【世界水泳】メダル6個もトビウオジャパンに新戦力が台頭

  • 折山淑美●文 text by Oriyama Toshimi
  • 中村博之●写真 photo by Nakamura Hiroyuki

 平泳ぎ200mに出場した立石は、春の間、準備不足で体調が上がらず、この大会も後半の泳ぎに不安を持っていた。それにもかかわらず決勝へ進出すると、攻めの泳ぎをした。8位に止まったとはいえ、気迫の復活で、今後への期待を持たせてくれた。

 そして、北島は平泳ぎ100mと50mに出場。100mの決勝では前半から勝負を仕掛け、50mを28秒04で突っ込んだが、ゴールタイムは59秒98で6位だった。さらに、メドレーリレーにも出場すると、59秒29のラップタイムで泳ぎ、銅メダル獲得に貢献した。

「100%世界選手権に集中して水泳に取り組み始めたわけではなく、なんとも複雑な気持ちでやり始めたら、あれよあれよという間に代表になって。
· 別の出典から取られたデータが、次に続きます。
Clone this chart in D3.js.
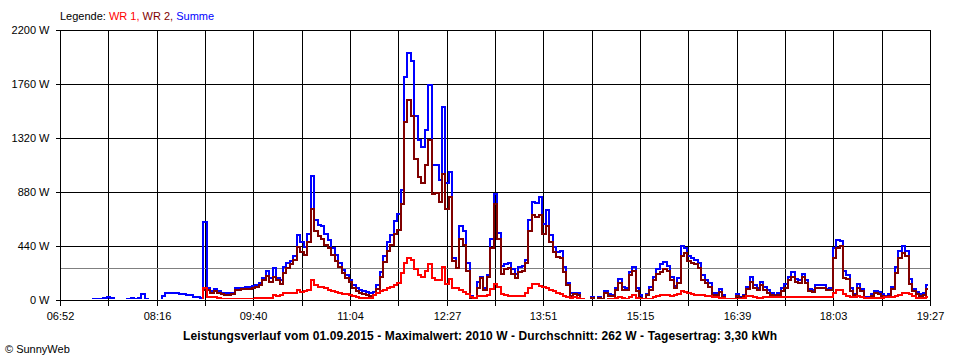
<!DOCTYPE html>
<html><head><meta charset="utf-8">
<script src="https://cdn.jsdelivr.net/npm/d3@7"></script>
<style>
html,body{margin:0;padding:0;background:#fff;}
svg{display:block;font-family:"Liberation Sans",Arial,sans-serif;}
</style></head>
<body><svg id="c" width="960" height="360"></svg>
<script>
// ---- data ----
const startTime = "06:52";
const endTime = "19:27";
const stepMin = 3;              // sampling interval of the series (minutes)
const gridIntervals = 18;       // vertical grid divisions
const yTicks = [0, 440, 880, 1320, 1760, 2200];
const xTickLabels = ["06:52","08:16","09:40","11:04","12:27","13:51","15:15","16:39","18:03","19:27"];
const averageW = 262;
const legendItems = ["WR 1", "WR 2", "Summe"];
const titleText = "Leistungsverlauf vom 01.09.2015 - Maximalwert: 2010 W - Durchschnitt: 262 W - Tagesertrag: 3,30 kWh";
const creditText = "\u00A9 SunnyWeb";

const summe = [
0,0,0,0,0,0,0,0,0,0,
10,12,12,15,22,18,0,0,0,0,
12,14,12,14,45,12,0,0,0,0,
30,55,55,60,60,50,50,40,40,25,
25,20,635,95,75,90,70,60,55,55,
60,100,100,100,105,105,112,120,136,180,
240,180,260,180,160,265,300,320,360,530,
470,430,540,1010,650,615,600,535,490,425,
370,300,245,205,160,120,95,80,72,66,
58,62,122,230,360,470,530,640,700,900,
1820,2010,1950,1500,1300,1250,1385,1750,1100,1100,
980,1575,950,1045,340,260,600,560,300,30,
14,150,190,100,200,500,860,550,275,290,
300,250,215,270,275,330,650,800,790,840,
620,730,530,430,395,400,270,140,55,60,
55,10,0,0,25,0,28,10,70,50,
40,100,170,110,100,230,270,100,40,10,
50,105,190,250,290,310,280,190,115,180,
440,420,355,340,330,300,200,165,140,60,
55,90,40,5,5,5,45,25,40,110,
185,125,100,145,110,80,55,40,55,95,
130,190,225,175,165,215,160,90,80,120,
120,125,90,100,420,490,480,240,200,100,
50,130,90,25,28,45,75,65,45,33,
45,110,270,400,440,400,170,90,65,50,
60,120];

const wr2 = [
0,0,0,0,0,0,0,0,0,0,
0,0,0,0,0,0,0,0,0,0,
0,0,0,0,0,0,0,0,0,0,
0,0,0,0,0,0,0,0,0,0,
0,0,80,80,60,75,55,45,40,40,
45,85,85,90,92,92,100,105,120,160,
195,150,190,165,130,220,260,290,325,430,
390,370,470,740,560,520,500,450,420,370,
320,270,220,180,145,100,70,55,45,38,
32,40,90,190,310,400,450,540,570,780,
1450,1630,1500,1150,1000,950,1100,1300,860,870,
800,1030,740,840,320,260,500,450,240,20,
5,100,180,85,190,420,780,500,215,250,
260,210,180,230,240,300,560,690,680,690,
540,600,470,390,350,340,230,120,35,45,
40,5,0,0,20,0,20,5,55,35,
30,85,140,80,85,200,240,70,20,5,
40,80,160,215,230,250,240,160,100,140,
360,380,320,300,290,260,165,140,110,40,
40,65,25,5,5,5,30,15,30,90,
150,100,80,120,85,55,40,30,40,70,
100,160,190,145,140,190,140,75,65,95,
100,95,80,85,340,420,440,180,170,70,
40,100,70,15,15,30,55,50,30,22,
30,90,220,340,380,360,130,70,45,35,
40,90];

const wr1 = [
0,0,0,0,0,0,0,0,0,0,
0,0,0,0,0,0,0,0,0,0,
0,0,0,0,0,0,0,0,0,0,
0,0,0,0,0,0,0,0,0,0,
0,0,100,27,27,27,20,10,10,10,
10,10,10,10,10,10,10,15,15,15,
15,15,40,35,40,60,60,60,60,80,
65,70,80,165,120,110,105,95,85,75,
65,55,50,45,40,32,25,20,15,15,
20,40,60,70,85,100,110,120,135,220,
300,340,330,250,205,190,240,290,180,165,
165,270,130,175,100,95,80,65,45,22,
20,35,30,30,40,90,130,110,45,40,
35,33,33,33,33,55,100,130,130,115,
110,100,80,70,60,50,35,22,20,22,
20,5,0,0,0,0,0,0,0,5,
5,14,25,15,10,22,40,20,5,5,
5,10,25,35,40,40,38,35,40,45,
76,68,55,45,40,40,38,35,30,25,
22,20,15,12,10,10,10,12,15,30,
30,25,20,20,22,22,22,24,24,27,
27,27,27,27,27,24,24,24,22,22,
22,22,22,22,60,81,81,50,35,25,
25,30,22,14,14,14,14,14,20,22,
22,24,30,41,55,60,45,30,15,15,
15,22];

// ---- layout ----
const L = 60, R = 930, T = 30, B = 300;
const toMin = s => { const [h, m] = s.split(":").map(Number); return h * 60 + m; };
const totalMin = toMin(endTime) - toMin(startTime);

const svg = d3.select("#c");
const x = d3.scaleLinear().domain([0, totalMin]).range([L, R]);
const y = d3.scaleLinear().domain([0, 2200]).range([B, T]);

const gridVals = d3.range(gridIntervals + 1).map(k => k * totalMin / gridIntervals);

// grid
const grid = svg.append("g").attr("shape-rendering", "crispEdges");
grid.selectAll("line.v").data(gridVals).join("line")
  .attr("x1", d => Math.round(x(d)) + 0.5).attr("x2", d => Math.round(x(d)) + 0.5)
  .attr("y1", T).attr("y2", B).attr("stroke", "#000");
grid.selectAll("line.h").data(yTicks.filter(d => d > 0)).join("line")
  .attr("x1", L).attr("x2", R + 1)
  .attr("y1", d => Math.round(y(d)) + 0.5).attr("y2", d => Math.round(y(d)) + 0.5)
  .attr("stroke", "#000");

// average line
svg.append("line").attr("shape-rendering", "crispEdges")
  .attr("x1", L).attr("x2", R)
  .attr("y1", Math.round(y(averageW)) + 0.5).attr("y2", Math.round(y(averageW)) + 0.5)
  .attr("stroke", "#808080");

// clip
svg.append("clipPath").attr("id", "plot").append("rect")
  .attr("x", L + 1).attr("y", T - 2).attr("width", R - L).attr("height", B - 1 - (T - 2));

const line = d3.line()
  .x((d, i) => x(i * stepMin))
  .y(d => y(d))
  .curve(d3.curveStep);

const series = [
  {data: summe, color: "#0000ff"},
  {data: wr2, color: "#800000"},
  {data: wr1, color: "#ff0000"}
];
svg.append("g").attr("clip-path", "url(#plot)")
  .selectAll("path").data(series).join("path")
  .attr("d", d => line(d.data))
  .attr("fill", "none")
  .attr("stroke", d => d.color)
  .attr("stroke-width", 2)
  .attr("stroke-linejoin", "miter")
  .attr("shape-rendering", "crispEdges");

// axes
const xAxis = d3.axisBottom(x).tickValues(gridVals).tickSize(5).tickPadding(7)
  .tickFormat((d, i) => i % 2 === 0 ? xTickLabels[i / 2] : "");
const gx = svg.append("g").attr("transform", `translate(0.5,${B + 0.5})`).call(xAxis);
gx.select(".domain").remove();
gx.append("line").attr("x1", L - 0.5).attr("x2", R + 0.5).attr("y1", 0).attr("y2", 0).attr("stroke", "#000");
gx.selectAll(".tick").attr("transform", d => `translate(${Math.round(x(d))},0)`);
gx.selectAll("text").attr("font-size", 11).attr("font-family", "Liberation Sans, Arial, sans-serif").attr("fill", "#000");
gx.attr("shape-rendering", "crispEdges");

const yAxis = d3.axisLeft(y).tickValues(yTicks).tickSize(5).tickPadding(6)
  .tickFormat(d => d + " W");
const gy = svg.append("g").attr("transform", `translate(${L + 0.5},0)`).call(yAxis);
gy.select(".domain").remove();
gy.append("line").attr("x1", 0).attr("x2", 0).attr("y1", T).attr("y2", B + 1).attr("stroke", "#000");
gy.selectAll(".tick").attr("transform", d => `translate(0,${Math.round(y(d)) + 0.5})`);
gy.selectAll("text").attr("font-size", 11).attr("font-family", "Liberation Sans, Arial, sans-serif").attr("fill", "#000");
gy.attr("shape-rendering", "crispEdges");

// legend
const legendColors = ["#ff0000", "#800000", "#0000ff"];
const lg = svg.append("text").attr("x", L).attr("y", 20).attr("font-size", 11);
lg.append("tspan").attr("fill", "#000").text("Legende: ");
legendItems.forEach((t, i) => {
  lg.append("tspan").attr("fill", legendColors[i]).text(t + (i < legendItems.length - 1 ? ", " : ""));
});

// title
svg.append("text").attr("x", 480).attr("y", 340).attr("text-anchor", "middle")
  .attr("font-size", 12).attr("font-weight", "bold").attr("fill", "#000")
  .attr("textLength", 594).attr("lengthAdjust", "spacing").text(titleText);

// credit
svg.append("text").attr("x", 5).attr("y", 353).attr("font-size", 11).attr("fill", "#000").text(creditText);
</script></body></html>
それから若手の力や平井コーチの力で『やらなきゃいけないよ』という気持ちにさせてもらった。記録や順位はすごい低いが、ここまでの歩みを考えると上出来」と北島は振り返った。

「全体的にみれば、日本選手権やジャパンオープンで良かった選手がそのままきたという感じですね。でも悪かったなかでも、立石諒や北島康介が決勝進出を果たせるまで調子を上げてきたのは立派。そういうのはうまいなと思います」と平井ヘッドコーチ。

 また、世界記録を出して以降は苦しみ続けている平泳ぎの山口観弘も100mは予選20位で敗退しながら、同学年の萩野の活躍をみて発奮。200mでは決勝に進出すると、7位とはいえ予選、準決勝からしっかり記録を上げ続ける2分9秒57を出した。「タイムを上げたのは最低ラインの務め。この半年間苦しんできたけど、これで少しは突破口も見えた感じ。短い期間でここまで持ってこれたことはすごい自信になります」と復活への手応えをつかんだ。

 相対的には、リオデジャネイロ五輪へ向けては高得点とはいえない結果だが、瀬戸や萩野の活躍と、山口の復調の気配でゴールデンエイジの先行きは明るい。さらにこれで男子自由形短距離に火がつけば、大きな勢力として日本チームを盛り上げていくはずだ。あとは今回の大会であまり目立たなかった、女子若手の台頭を期待したいところだ。